Now as to the origin of
the universe--or, as I prefer to phrase the question, "Where did all this stuff
come from?"--I now believe that everything is made of pure mathematics. I came
to this insight from Frank J. Tipler's book The Physics of Immortality ,
all of which is wonderfully provocative and some of which is convincing. His
point is to take seriously the claims of those artificial intelligence
researchers who assert that consciousness can emerge from sufficiently complex
software. Pure mathematics is pure software and contains patterns of arbitrary
complexity. The universe itself, together with the conscious beings who inhabit
it, could be one of those patterns.
Or maybe not. The argument only works if you believe that
mathematics is eternal and precedes the universe. One could equally well argue
that mathematics arises from counting and measuring and so can't exist until
after there is a universe of things to count and measure. I should also
say that while I love the idea that the universe is nothing but a mathematical
model of itself, I've never met anyone else who found the idea of "software
without hardware" even remotely plausible.
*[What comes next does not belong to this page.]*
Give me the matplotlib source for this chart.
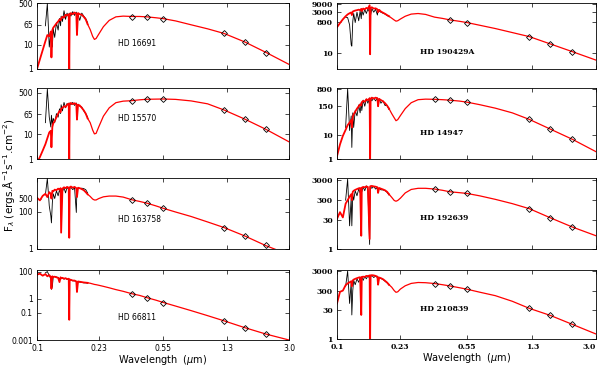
import numpy as np
import matplotlib
matplotlib.use('Agg')
from matplotlib import pyplot as plt

# wavelength grids (micron)
uv_w = [0.100, 0.104, 0.108, 0.112, 0.115, 0.118, 0.1205, 0.1215, 0.123, 0.1245,
        0.127, 0.130, 0.133, 0.1355, 0.1375, 0.1385, 0.141, 0.144, 0.147, 0.150,
        0.1535, 0.1545, 0.1555, 0.158, 0.162, 0.166, 0.170, 0.1715, 0.174, 0.178,
        0.183, 0.188, 0.193, 0.198]
obs_w = uv_w[3:]
cont_w = [0.205, 0.212, 0.217, 0.222, 0.23, 0.245, 0.265, 0.29, 0.32, 0.36, 0.40,
          0.44, 0.50, 0.55, 0.65, 0.80, 1.0, 1.25, 1.65, 2.2, 3.0]
phot_w = [0.36, 0.44, 0.55, 1.25, 1.65, 2.2]

stars = ['HD 16691', 'HD 15570', 'HD 163758', 'HD 66811',
         'HD 190429A', 'HD 14947', 'HD 192639', 'HD 210839']

# model (red) fluxes, UV part
uv_16691 = [1.0, 2.5, 6, 14, 25, 22, 35, 3, 40, 50, 60, 75, 90, 110, 100, 120, 140, 130, 170, 160,
            180, 0.8, 170, 200, 180, 210, 190, 25, 200, 180, 170, 140, 110, 70]
uv_15570 = [0.7, 1.2, 2.2, 4, 7, 12, 14, 3, 20, 28, 35, 50, 70, 90, 80, 110, 120, 140, 130, 160,
            180, 0.8, 170, 190, 170, 185, 170, 40, 160, 150, 120, 95, 70, 45]
uv_163758 = [550, 400, 700, 900, 600, 1100, 900, 500, 1300, 1200, 1500, 1400, 1700, 1500, 1800, 7.5,
             1700, 2000, 1800, 2100, 1900, 4, 2000, 2200, 1900, 2100, 1800, 600, 1900, 1800, 1600,
             1400, 1100, 850]
uv_66811 = [60, 70, 50, 65, 45, 55, 40, 5.6, 45, 40, 42, 38, 35, 17, 38, 32, 35, 30, 33, 28,
            30, 0.03, 26, 25, 22, 22, 19, 3.2, 19, 18, 17, 16, 15.5, 15]
uv_190429 = [360, 650, 1100, 1700, 2200, 2600, 2900, 2000, 3300, 3500, 3800, 4000, 4300, 4000, 4800,
             3500, 5000, 4500, 5500, 5000, 8000, 8, 5500, 6000, 5000, 5200, 4500, 3000, 4200, 3300,
             2800, 2400, 2000, 1700]
uv_14947 = [1.3, 4, 9, 16, 25, 32, 40, 20, 55, 70, 90, 120, 150, 180, 160, 220, 250, 230, 290, 270,
            320, 0.9, 300, 340, 310, 340, 320, 150, 300, 270, 240, 200, 160, 120]
uv_192639 = [34, 74, 40, 200, 300, 450, 600, 300, 800, 900, 1000, 1100, 1200, 1250, 4.7, 1300, 1400,
             1350, 1500, 1400, 3.2, 1500, 1550, 1580, 1500, 1450, 1350, 700, 1250, 1150, 1050, 950,
             800, 600]
uv_210839 = [66, 260, 300, 570, 700, 800, 900, 500, 1000, 1100, 1200, 1300, 1400, 1450, 17, 1500,
             1550, 1500, 1700, 1650, 1800, 0.9, 1800, 1850, 1800, 1700, 1550, 600, 1400, 1300, 1150,
             950, 780, 600]

# model (red) fluxes, continuum part
cont_16691 = [42, 22, 16.5, 18, 27, 55, 100, 140, 150, 145, 145, 140, 128, 118, 95, 66, 45, 29, 13, 4.8, 1.55]
cont_15570 = [30, 15, 10.5, 11, 20, 55, 120, 195, 225, 235, 255, 268, 272, 275, 265, 230, 175, 98, 42, 16, 5]
cont_163758 = [650, 470, 420, 420, 500, 620, 680, 680, 600, 430, 350, 285, 200, 150, 95, 55, 28, 14, 5, 1.5, 0.5]
cont_66811 = [14, 12.5, 11.5, 11, 10, 8.3, 6.5, 4.8, 3.6, 2.4, 1.8, 1.25, 0.8, 0.55, 0.3, 0.14, 0.06,
              0.025, 0.008, 0.0027, 0.001]
cont_190429 = [1300, 1000, 850, 900, 1150, 1700, 2300, 2500, 2200, 1500, 1250, 1020, 830, 700, 480, 300,
               170, 96, 34, 11.5, 3.5]
cont_14947 = [75, 50, 38, 42, 62, 120, 210, 280, 295, 290, 280, 268, 245, 222, 175, 125, 80, 43, 17, 6.5, 2.0]
cont_192639 = [420, 290, 265, 290, 380, 700, 1050, 1200, 1200, 1100, 950, 800, 720, 660, 500, 330, 200,
               111, 38, 13, 4.7]
cont_210839 = [450, 300, 245, 260, 360, 530, 700, 780, 760, 690, 600, 520, 420, 355, 250, 165, 85, 37,
               16, 5.6, 1.8]

# observed UV spectra (black)
obs_16691 = [60, 500, 8, 30, 9, 8, 45, 20, 80, 40, 120, 60, 150, 90, 250, 110, 200, 130, 60, 200, 150,
             230, 160, 220, 90, 180, 100, 200, 150, 120, 80]
obs_15570 = [30, 700, 50, 20, 60, 25, 45, 30, 70, 50, 110, 70, 160, 90, 200, 120, 180, 150, 100, 190,
             160, 200, 150, 190, 100, 170, 140, 130, 90, 70, 50]
obs_163758 = [800, 6000, 200, 60, 25, 300, 900, 500, 1300, 700, 1500, 900, 1600, 1200, 1900, 1000, 2000,
              1500, 1800, 1700, 2000, 1500, 1900, 90, 1700, 1800, 1700, 1800, 1700, 1500, 1000]
obs_66811 = [80, 100, 50, 30, 5, 8, 40, 45, 40, 36, 30, 35, 30, 34, 28, 32, 27, 29, 10, 25, 24, 21, 21,
             18, 8, 18, 17, 16, 15, 15, 14]
obs_190429 = [1500, 1400, 500, 30, 25, 800, 2500, 700, 3000, 900, 3500, 1200, 4000, 2000, 4500, 2500,
              4800, 3000, 5000, 2000, 5000, 3000, 4500, 2000, 4000, 3500, 3000, 2600, 2300, 1900, 1600]
obs_14947 = [20, 800, 15, 60, 3, 80, 20, 100, 60, 170, 80, 220, 100, 270, 150, 300, 200, 330, 200, 320,
             250, 330, 250, 330, 200, 310, 200, 250, 160, 160, 110]
obs_192639 = [300, 3500, 15, 400, 15, 600, 300, 900, 500, 1100, 700, 1200, 800, 1400, 900, 1600, 1000,
              1.7, 1300, 1400, 1200, 1500, 1100, 1300, 1000, 1200, 1000, 1000, 900, 750, 550]
obs_210839 = [500, 3000, 66, 800, 17, 300, 1000, 600, 1200, 800, 1400, 900, 1500, 1000, 1600, 1200, 1700,
              1300, 1750, 1500, 1800, 1400, 1650, 1400, 1500, 1300, 1250, 1100, 900, 750, 580]

# photometry (U B V J H K), None = missing
phot_16691 = [139, 139, 115, 29, 12.4, 4.7]
phot_15570 = [235, 268, 275, 98, 41, 16]
phot_163758 = [420, 280, 150, 14, 5, 1.6]
phot_66811 = [2.4, 1.23, 0.53, 0.025, 0.008, 0.0026]
phot_190429 = [None, 1020, 700, 96, 34, 11.5]
phot_14947 = [290, 268, 222, 43, 17, 6.8]
phot_192639 = [1100, 800, 660, 111, 38, 13]
phot_210839 = [690, 520, 355, 37, 16, 5.8]

# axis limits and tick labels
ylims = [(1, 520), (1, 770), (1, 6300), (0.001, 130),
         (1, 11000), (1, 850), (1, 4000), (1, 3400)]
yticks = [[1, 10, 65, 500], [1, 10, 65, 500], [1, 100, 500], [0.001, 0.1, 1, 100],
          [10, 800, 3000, 9000], [1, 10, 150, 800], [1, 30, 300, 3000], [1, 30, 300, 3000]]
ytick_labels = [['1', '10', '65', '500'], ['1', '10', '65', '500'], ['1', '100', '500'],
                ['0.001', '0.1', '1', '100'],
                ['10', '800', '3000', '9000'], ['1', '10', '150', '800'], ['1', '30', '300', '3000'],
                ['1', '30', '300', '3000']]
xticks = [0.1, 0.23, 0.55, 1.3, 3.0]
xtick_labels = ['0.1', '0.23', '0.55', '1.3', '3.0']

uv_all = [uv_16691, uv_15570, uv_163758, uv_66811, uv_190429, uv_14947, uv_192639, uv_210839]
cont_all = [cont_16691, cont_15570, cont_163758, cont_66811, cont_190429, cont_14947, cont_192639, cont_210839]
obs_all = [obs_16691, obs_15570, obs_163758, obs_66811, obs_190429, obs_14947, obs_192639, obs_210839]
phot_all = [phot_16691, phot_15570, phot_163758, phot_66811, phot_190429, phot_14947, phot_192639, phot_210839]

fig = plt.figure(figsize=(6, 3.7), dpi=100)

# axes boxes in pixels: (left, top, right, bottom)
boxes = [(37, 3, 289, 69), (37, 88, 289, 159), (37, 178, 289, 249), (37, 270, 289, 340),
         (337, 3, 596, 69), (337, 88, 596, 159), (337, 178, 596, 249), (337, 270, 596, 339)]
label_pos = [(0.32, 0.39), (0.32, 0.57), (0.32, 0.42), (0.32, 0.32),
             (0.32, 0.26), (0.32, 0.36), (0.32, 0.43), (0.32, 0.44)]

for i in range(8):
    l, t, r, b = boxes[i]
    ax = fig.add_axes([l / 600, 1 - b / 370, (r - l) / 600, (b - t) / 370])
    right = i >= 4
    if right:
        tfont = dict(family='DejaVu Serif', weight='bold', size=5.5)
    else:
        tfont = dict(family='DejaVu Sans', size=5.5)

    ax.plot(obs_w, obs_all[i], color='black', lw=0.6, zorder=1)
    # noisy UV band drawn a bit thicker than the smooth model continuum
    ax.plot(uv_w, uv_all[i], color='red', lw=1.3, zorder=2)
    ax.plot(uv_w[-1:] + cont_w, uv_all[i][-1:] + cont_all[i], color='red', lw=0.9, zorder=2)
    pf = [np.nan if v is None else v for v in phot_all[i]]
    ax.plot(phot_w, pf, 'D', ms=3, mfc='none', mec='black', mew=0.6, zorder=3)

    ax.set_xscale('log')
    ax.set_yscale('log')
    ax.set_xlim(0.1, 3.0)
    ax.set_ylim(*ylims[i])
    ax.minorticks_off()
    ax.set_xticks(xticks)
    ax.set_yticks(yticks[i])
    ax.set_yticklabels(ytick_labels[i], fontdict=tfont)
    if i in (3, 7):
        labs = ax.set_xticklabels(xtick_labels, fontdict=tfont)
        if i == 7:
            labs[-1].set_horizontalalignment('right')
        ax.set_xlabel(r'Wavelength  ($\mu$m)', fontsize=7, family='DejaVu Sans', labelpad=0)
    else:
        ax.set_xticklabels([])
    ax.tick_params(direction='in', length=3, width=0.5, top=True, right=True, pad=3)
    for s in ax.spines.values():
        s.set_linewidth(0.6)

    ax.text(label_pos[i][0], label_pos[i][1], stars[i], transform=ax.transAxes,
            va='center', ha='left', **tfont)

fig.text(0.015, 0.527, 'F$_\\lambda$ (ergs.Å$^{-1}$s$^{-1}$.cm$^{-2}$)', rotation=90,
         va='center', ha='center', fontsize=7.5, family='DejaVu Sans')

fig.savefig('out.png', dpi=100)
But there might be a good economic reason why we're
stymied. Steven Pinker points out that understanding the origin of the universe
is not a terribly useful skill. It confers no reproductive advantage, so
there's no reason we should have evolved brains capable of thinking about such
a question. Nature is too good an economist to invest in such frivolities. On
the other hand, the ability to understand human behavior has clear payoffs for
a social animal like Homo sapiens . So it's not too much to hope that we
could work out a detailed and convincing theory of refrigerator locks.